Гете однажды насчитал всего четыре счастливые недели во всей своей столь богатой жизни56; о несчастливых годах своей жизни он особо никогда не упоминает, но мы о них знаем — это были годы, когда он пытался приспособить для своих нужд тот расстроенный и капризный инструмент. Могущественный, он испытывал потребность бежать из беззвучной пустыни литературного творчества и область живого, полнозвучного искусства. Чей взор в жизни видел дальше и яснее, чем его? То, что он увидел и описал, он хотел заставить звучать на том инструменте. О Боже, как искаженно, как неузнаваемо зазвучало увиденное им, когда он превратил это в поэтическую музыку! Как только ни колотил он молоточком по струнам, натягивал их и снова отпускал, пока наконец они не лопнули с жалобным стоном!
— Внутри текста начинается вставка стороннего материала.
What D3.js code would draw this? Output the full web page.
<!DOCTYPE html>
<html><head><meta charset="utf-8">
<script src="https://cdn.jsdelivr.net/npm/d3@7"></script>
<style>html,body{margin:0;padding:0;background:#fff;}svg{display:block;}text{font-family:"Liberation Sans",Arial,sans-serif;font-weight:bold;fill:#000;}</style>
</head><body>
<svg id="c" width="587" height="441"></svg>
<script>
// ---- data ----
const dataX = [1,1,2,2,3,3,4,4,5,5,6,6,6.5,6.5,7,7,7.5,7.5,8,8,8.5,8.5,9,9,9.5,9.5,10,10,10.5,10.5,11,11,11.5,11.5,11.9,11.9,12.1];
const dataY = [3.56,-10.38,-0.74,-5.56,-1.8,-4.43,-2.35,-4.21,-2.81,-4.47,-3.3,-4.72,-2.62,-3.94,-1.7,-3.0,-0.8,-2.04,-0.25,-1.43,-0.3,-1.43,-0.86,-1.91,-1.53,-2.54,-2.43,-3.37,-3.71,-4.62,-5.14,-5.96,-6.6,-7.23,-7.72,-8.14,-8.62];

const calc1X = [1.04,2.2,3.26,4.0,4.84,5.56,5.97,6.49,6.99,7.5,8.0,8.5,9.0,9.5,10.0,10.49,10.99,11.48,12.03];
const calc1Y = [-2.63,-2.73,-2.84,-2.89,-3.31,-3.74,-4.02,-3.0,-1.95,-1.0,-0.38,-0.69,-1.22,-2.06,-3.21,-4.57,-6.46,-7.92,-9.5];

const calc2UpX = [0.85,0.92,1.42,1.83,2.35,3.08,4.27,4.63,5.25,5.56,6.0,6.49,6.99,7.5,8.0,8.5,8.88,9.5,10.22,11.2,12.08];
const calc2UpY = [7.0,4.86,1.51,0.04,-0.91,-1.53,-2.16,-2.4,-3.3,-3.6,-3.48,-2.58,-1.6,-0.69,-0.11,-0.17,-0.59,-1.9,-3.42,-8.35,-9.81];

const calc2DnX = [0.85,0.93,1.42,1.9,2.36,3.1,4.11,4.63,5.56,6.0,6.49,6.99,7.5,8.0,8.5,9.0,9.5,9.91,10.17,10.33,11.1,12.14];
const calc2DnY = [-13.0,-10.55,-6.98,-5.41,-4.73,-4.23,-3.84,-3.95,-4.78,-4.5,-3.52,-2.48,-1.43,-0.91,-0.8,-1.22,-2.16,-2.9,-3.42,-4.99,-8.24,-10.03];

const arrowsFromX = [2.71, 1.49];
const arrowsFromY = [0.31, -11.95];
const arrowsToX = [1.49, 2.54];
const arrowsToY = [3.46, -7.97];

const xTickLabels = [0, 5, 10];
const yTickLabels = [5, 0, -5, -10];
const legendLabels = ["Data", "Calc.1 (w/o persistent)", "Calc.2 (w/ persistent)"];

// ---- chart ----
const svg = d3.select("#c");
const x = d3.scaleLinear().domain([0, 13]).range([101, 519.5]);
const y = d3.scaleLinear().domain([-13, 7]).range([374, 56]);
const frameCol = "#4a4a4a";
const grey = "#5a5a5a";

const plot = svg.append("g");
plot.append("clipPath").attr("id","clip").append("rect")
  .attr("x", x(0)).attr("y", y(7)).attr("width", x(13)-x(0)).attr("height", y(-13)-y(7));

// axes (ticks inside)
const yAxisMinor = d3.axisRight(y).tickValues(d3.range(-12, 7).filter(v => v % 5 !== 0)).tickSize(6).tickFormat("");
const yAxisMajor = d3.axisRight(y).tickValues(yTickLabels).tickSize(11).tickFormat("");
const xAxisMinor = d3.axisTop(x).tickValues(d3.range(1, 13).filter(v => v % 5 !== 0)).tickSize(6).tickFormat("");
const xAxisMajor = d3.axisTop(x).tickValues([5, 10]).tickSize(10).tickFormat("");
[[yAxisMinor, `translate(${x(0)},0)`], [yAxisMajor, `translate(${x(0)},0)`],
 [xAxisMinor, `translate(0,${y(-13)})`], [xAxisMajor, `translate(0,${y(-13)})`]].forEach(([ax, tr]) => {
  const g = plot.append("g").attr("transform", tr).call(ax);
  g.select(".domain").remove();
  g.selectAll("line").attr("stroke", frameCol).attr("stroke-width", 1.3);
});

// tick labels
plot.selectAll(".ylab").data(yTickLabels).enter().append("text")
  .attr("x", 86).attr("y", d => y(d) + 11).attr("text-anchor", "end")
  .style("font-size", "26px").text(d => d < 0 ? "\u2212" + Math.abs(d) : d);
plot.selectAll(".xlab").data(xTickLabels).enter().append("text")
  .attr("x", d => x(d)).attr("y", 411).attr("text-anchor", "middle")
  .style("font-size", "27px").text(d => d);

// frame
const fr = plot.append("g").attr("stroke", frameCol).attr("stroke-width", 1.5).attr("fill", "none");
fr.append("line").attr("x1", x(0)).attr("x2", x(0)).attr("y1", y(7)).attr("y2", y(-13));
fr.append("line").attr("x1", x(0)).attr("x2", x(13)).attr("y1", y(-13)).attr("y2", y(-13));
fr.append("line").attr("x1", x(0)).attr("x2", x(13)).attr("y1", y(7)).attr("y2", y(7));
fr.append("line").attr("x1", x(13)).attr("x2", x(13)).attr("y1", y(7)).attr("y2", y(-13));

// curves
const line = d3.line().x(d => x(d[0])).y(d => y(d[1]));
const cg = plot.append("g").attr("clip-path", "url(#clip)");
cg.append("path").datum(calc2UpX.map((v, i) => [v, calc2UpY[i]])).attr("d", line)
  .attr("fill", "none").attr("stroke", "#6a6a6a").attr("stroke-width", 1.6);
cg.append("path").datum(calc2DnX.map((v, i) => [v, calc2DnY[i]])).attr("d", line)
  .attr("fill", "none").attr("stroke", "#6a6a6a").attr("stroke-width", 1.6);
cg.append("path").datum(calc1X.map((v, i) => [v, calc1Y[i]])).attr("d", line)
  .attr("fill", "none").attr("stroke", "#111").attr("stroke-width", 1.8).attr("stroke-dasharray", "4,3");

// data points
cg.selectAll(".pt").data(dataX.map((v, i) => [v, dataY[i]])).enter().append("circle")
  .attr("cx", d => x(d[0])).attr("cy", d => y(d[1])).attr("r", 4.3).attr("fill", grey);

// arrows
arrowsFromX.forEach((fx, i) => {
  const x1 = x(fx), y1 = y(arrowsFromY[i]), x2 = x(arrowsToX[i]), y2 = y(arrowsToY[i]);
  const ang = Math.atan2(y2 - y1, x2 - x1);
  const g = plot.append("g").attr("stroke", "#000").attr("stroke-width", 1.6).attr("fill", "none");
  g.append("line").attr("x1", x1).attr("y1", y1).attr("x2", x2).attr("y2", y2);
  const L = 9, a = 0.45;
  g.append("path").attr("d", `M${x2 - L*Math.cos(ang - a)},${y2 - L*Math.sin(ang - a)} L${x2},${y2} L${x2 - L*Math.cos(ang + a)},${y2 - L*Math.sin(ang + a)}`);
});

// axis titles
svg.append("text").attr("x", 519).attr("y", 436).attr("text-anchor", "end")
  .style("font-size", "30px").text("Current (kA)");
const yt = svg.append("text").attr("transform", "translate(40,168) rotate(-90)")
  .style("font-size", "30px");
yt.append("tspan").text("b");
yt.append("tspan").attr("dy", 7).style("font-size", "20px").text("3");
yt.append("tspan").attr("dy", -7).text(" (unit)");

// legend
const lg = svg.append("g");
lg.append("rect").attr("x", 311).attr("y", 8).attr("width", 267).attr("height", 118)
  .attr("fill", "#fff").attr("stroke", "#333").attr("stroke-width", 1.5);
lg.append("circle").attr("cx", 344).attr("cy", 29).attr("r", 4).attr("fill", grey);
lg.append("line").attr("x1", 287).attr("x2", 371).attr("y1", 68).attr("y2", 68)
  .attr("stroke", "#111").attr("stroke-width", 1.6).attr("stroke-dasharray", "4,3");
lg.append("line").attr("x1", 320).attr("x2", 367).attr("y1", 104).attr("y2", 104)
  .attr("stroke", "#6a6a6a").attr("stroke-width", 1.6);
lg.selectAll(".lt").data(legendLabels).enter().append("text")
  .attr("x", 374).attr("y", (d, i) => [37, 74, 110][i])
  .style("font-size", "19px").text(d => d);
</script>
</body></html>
Он должен был убедиться, что все на свете возможно, но нельзя подчинять людей абстрактному духу: если этот дух не рожден цельным, здоровым человеком, не достигает в нем своего расцвета, его нельзя заставить спуститься на людей свыше. Эгоистически отъединившийся поэт может заставить механических кукол двигаться в соответствии со своими намерениями, но не может превратить машины в людей. Со сцены, где Гете хотел создать людей, его в конце концов прогнал пудель — предостерегающий пример для всех попыток противоестественного руководства сверху!
Там, где потерпел поражение сам Гете, стало хорошим тоном выдавать себя с самого начала за потерпевшего поражение: поэты продолжали писать пьесы, но не для грубой сцены, а только для бумаги. Писатели второго и третьего ранга, приспосабливаясь к условиям, еще снисходили до актеров — но не благородный самозабвенно творящий поэт, предпочитавший из всех цветов только абстрактные цвета прусского флага — черный и белый. И так появилось нечто неслыханное — драма, предназначенная для чтения про себя!
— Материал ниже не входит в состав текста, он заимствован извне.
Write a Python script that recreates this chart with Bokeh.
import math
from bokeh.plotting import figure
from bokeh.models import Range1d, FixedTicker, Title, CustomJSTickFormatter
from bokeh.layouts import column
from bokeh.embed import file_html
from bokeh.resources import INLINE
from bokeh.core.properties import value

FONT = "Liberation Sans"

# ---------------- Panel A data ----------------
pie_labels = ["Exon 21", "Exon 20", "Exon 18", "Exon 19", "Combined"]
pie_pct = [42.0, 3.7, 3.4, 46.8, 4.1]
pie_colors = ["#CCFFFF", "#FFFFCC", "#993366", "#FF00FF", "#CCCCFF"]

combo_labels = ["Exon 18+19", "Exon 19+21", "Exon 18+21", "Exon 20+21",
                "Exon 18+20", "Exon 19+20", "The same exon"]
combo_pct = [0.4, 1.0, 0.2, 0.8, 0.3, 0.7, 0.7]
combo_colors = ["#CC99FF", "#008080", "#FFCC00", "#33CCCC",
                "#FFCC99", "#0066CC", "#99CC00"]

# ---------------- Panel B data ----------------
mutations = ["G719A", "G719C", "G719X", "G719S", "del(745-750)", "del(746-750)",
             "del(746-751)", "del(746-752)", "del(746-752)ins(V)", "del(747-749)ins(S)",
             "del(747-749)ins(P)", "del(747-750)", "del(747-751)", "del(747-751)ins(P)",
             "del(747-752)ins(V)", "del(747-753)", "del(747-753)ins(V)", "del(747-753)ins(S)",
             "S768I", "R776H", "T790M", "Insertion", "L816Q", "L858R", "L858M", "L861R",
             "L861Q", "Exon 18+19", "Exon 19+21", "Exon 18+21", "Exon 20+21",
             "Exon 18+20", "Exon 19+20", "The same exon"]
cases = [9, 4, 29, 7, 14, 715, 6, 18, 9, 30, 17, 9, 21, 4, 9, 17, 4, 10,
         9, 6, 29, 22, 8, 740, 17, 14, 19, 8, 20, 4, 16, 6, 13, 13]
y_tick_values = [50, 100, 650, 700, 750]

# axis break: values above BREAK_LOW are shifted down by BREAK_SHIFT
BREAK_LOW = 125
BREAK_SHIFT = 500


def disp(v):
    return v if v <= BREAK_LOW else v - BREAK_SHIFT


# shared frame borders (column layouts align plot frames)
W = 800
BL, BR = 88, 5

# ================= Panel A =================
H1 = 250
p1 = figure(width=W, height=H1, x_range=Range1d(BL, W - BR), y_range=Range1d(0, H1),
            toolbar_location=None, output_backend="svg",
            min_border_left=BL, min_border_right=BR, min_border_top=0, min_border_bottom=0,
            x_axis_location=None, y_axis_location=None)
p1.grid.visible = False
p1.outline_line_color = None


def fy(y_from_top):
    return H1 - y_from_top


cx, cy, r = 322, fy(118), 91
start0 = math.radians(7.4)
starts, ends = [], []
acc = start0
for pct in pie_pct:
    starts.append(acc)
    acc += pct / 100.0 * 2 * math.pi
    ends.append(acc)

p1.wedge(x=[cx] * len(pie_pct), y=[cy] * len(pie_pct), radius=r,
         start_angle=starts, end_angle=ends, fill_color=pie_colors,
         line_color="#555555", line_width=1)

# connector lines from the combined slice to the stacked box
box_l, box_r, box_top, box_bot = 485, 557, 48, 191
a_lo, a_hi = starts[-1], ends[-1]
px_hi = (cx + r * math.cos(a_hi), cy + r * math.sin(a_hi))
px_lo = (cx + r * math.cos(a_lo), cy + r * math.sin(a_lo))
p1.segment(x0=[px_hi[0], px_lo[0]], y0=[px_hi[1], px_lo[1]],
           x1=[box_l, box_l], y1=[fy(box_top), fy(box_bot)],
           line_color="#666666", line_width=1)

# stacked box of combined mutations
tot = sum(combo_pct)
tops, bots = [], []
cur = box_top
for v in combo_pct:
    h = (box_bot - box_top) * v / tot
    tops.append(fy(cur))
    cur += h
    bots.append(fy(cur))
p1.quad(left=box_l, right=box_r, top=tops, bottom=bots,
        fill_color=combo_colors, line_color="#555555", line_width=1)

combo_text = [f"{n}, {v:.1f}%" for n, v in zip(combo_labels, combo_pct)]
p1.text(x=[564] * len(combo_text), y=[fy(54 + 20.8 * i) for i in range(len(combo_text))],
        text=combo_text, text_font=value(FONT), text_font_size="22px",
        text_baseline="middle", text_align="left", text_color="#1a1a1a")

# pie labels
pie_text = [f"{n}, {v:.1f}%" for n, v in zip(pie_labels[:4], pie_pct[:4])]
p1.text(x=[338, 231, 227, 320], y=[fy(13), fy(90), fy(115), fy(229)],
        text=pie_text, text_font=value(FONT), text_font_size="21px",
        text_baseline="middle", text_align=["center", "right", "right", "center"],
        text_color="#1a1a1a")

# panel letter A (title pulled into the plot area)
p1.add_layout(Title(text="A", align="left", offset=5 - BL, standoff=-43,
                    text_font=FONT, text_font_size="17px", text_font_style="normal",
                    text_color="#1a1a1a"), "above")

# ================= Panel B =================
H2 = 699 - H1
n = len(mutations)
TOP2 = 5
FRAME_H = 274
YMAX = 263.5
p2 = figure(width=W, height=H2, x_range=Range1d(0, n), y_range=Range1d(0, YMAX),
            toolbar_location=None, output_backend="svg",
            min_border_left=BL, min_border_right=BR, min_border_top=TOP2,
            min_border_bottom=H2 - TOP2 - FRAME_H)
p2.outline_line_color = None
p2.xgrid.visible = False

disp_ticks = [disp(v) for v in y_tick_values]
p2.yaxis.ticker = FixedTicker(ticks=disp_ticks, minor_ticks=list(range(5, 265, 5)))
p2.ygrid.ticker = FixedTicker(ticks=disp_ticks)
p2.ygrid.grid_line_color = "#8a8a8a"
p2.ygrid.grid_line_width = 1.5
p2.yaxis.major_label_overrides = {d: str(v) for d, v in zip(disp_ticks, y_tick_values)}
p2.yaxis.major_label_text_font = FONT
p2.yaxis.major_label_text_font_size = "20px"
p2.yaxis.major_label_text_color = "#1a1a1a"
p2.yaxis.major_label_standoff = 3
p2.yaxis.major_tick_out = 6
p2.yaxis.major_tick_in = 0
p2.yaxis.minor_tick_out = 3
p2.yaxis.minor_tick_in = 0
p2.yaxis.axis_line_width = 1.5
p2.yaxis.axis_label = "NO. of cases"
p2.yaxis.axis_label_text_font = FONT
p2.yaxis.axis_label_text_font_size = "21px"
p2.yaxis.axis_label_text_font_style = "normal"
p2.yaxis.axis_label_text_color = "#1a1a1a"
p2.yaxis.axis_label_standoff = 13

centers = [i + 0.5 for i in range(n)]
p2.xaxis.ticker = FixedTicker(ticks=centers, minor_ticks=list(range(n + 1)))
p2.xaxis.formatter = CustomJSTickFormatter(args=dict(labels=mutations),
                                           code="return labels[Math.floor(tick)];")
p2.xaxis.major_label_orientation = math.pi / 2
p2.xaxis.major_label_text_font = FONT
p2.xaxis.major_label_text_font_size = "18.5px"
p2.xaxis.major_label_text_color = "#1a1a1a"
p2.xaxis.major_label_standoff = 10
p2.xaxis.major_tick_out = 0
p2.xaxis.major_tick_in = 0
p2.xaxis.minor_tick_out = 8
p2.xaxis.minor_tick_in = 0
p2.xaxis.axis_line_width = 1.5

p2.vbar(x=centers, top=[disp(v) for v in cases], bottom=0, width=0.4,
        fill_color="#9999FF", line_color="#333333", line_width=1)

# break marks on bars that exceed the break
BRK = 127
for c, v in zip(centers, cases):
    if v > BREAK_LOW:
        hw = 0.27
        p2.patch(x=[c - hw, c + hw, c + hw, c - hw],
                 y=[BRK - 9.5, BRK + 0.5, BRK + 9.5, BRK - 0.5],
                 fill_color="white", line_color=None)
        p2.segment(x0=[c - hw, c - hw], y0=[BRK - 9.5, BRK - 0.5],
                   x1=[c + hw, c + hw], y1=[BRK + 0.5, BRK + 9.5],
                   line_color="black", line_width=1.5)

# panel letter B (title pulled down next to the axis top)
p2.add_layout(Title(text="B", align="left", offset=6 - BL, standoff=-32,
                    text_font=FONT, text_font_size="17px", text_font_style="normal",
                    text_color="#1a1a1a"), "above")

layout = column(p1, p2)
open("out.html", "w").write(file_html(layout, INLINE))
Если Шекспир, стремясь к непосредственной жизни, мирился с грубо сколоченными подмостками народного театра, то современному драматургу хватало в его эгоистическом самоограничении книжного прилавка, на котором он лежал заживо похороненный. Если живая драма обращалась непосредственно к сердцу народа, то вышедшая в издательстве пьеса припадала к ногам благосклонного критика. Переходя из одной рабской зависимости в другую, драматическая поэзия тщеславно мнила себя безгранично свободной. Те обременительные условия, при которых драма только и могла существовать, она могла отбросить от себя без дальних слов. Тот, кто хочет жить, должен подчиниться необходимости, тот же, кто хочет значительно большего, чем жизни, — хочет смерти, — может делать с собой что ему угодно: произвольное для него становится необходимым, и, чем более свободной от условий чувственного бытия оказывалась поэзия, тем свободнее она могла отдаться самоуслаждению и абсолютному самопоклонению.
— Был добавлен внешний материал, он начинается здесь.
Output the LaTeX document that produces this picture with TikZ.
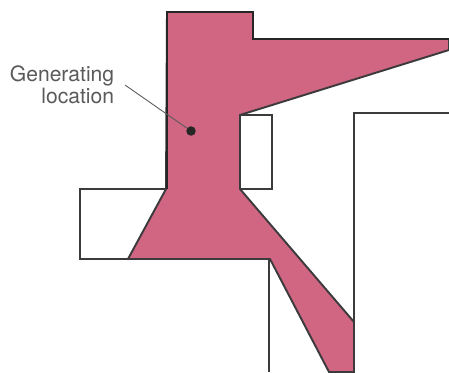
\documentclass[tikz,border=0pt]{standalone}
\usepackage{fontspec}
\setmainfont{TeX Gyre Heros}
\definecolor{rose}{HTML}{D06682}
\definecolor{wall}{HTML}{3C3A3C}
\definecolor{ink}{HTML}{5A5A5C}
\tikzset{
  wallline/.style={draw=wall,line width=1.1pt,line join=miter},
  chamber/.style={wallline,fill=rose},
  roofline/.style={draw=black!85,line width=1.35pt,line join=miter},
  genpoint/.style={circle,fill=black!85,minimum size=5.4pt,inner sep=0pt},
  genlabel/.style={font=\fontsize{12}{12.4}\selectfont,text=ink,align=right,anchor=east,inner ysep=0pt,inner xsep=6pt},
  leader/.style={draw=ink,line width=0.5pt}
}
\begin{document}
\begin{tikzpicture}[x=0.02cm,y=-0.02cm]
      \useasboundingbox (0,0) rectangle (449,372);
      \begin{scope}
        \clip (0,0) rectangle (449,372);
        % walls behind the flow
        \draw[wallline] (166,189) -- (80,189) -- (80,259) -- (128,259);
        \draw[wallline] (240,115) -- (272,115) -- (272,189) -- (240,189);
        \draw[wallline] (269,259) -- (269,372);
        \draw[wallline] (354,322) -- (354,113) -- (449,113);
        % flow area
        \draw[chamber] (167,12) -- (253,12) -- (253,39) -- (449,39) -- (449,50) -- (240,115) -- (240,189) -- (354,322) -- (354,372) -- (329,372) -- (270,259) -- (128,259) -- (166,189) -- cycle;
        \draw[roofline] (167,189) -- (167,12) -- (253,12) -- (253,39) -- (449,39);
      \end{scope}
      \node[genpoint] (source) at (191,131) {};
      \node[genlabel] (genloc) at (125,85) {Generating\\location};
      \draw[leader] (genloc.east) -- (source);
    \end{tikzpicture}
\end{document}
Включение драмы в литературу означало лишь освоение еще одной новой формы, в которой поэзия продолжала воспроизводить лишь саму себя, беря из жизни только случайный материал и произвольно используя его для единственно необходимого самопрославления. Любой материал, любая форма нужны были ей лишь для того, чтобы преподнести читателю абстрактную идею, идеализированное, эгоистическое, бесценное «я» поэта. Как легко она забывала, что всеми, даже самыми сложными своими формами она обязана исключительно этой высокомерно презираемой действительной жизни! Начиная с лирики и кончая литературной драмой нет ни одной поэтической формы, которая бы не имела своим источником конкретную непосредственность народной жизни — эту самую чистую и благородную форму. Чего стоят все продукты якобы самостоятельного творчества абстрактной поэзии в области языка, стиха и выразительных средств по сравнению с вечно юной красотой, многообразием и законченностью народной лирики, которую исследователи вновь пытаются извлечь из-под мусора и развалин? Эти народные песни, однако, немыслимы без мелодий, а все, что не только произносится, но и поется, принадлежит непосредственно выражающей себя жизни. Кто говорит и поет, тот одновременно выражает свои чувства жестом и движением — по крайней мере тот, кто это делает непроизвольно, как народ, а не как послушный выученик наших профессоров пения. Там, где процветает подобное искусство, оно само походит все новые средства выражения, новые поэтические формы. Ведь показали же нам афиняне, как в результате этого совершенствования может родиться высшая форма искусства — трагедия. Напротив, поэзия, отвернувшаяся от жизни, навсегда останется бесплодной; все ее творчество может быть только следованием моде, произвольным комбинированием, а не созиданием, Беспомощная при соприкосновении с материей, она снова и снова обращается к мысли, этой побудительной причине желания, вечного, неутолимого желания, которое, отвергнув единственно возможную форму удовлетворения в чувственном мире, навеки обречено желать лишь самого себя, питаться лишь самим собой.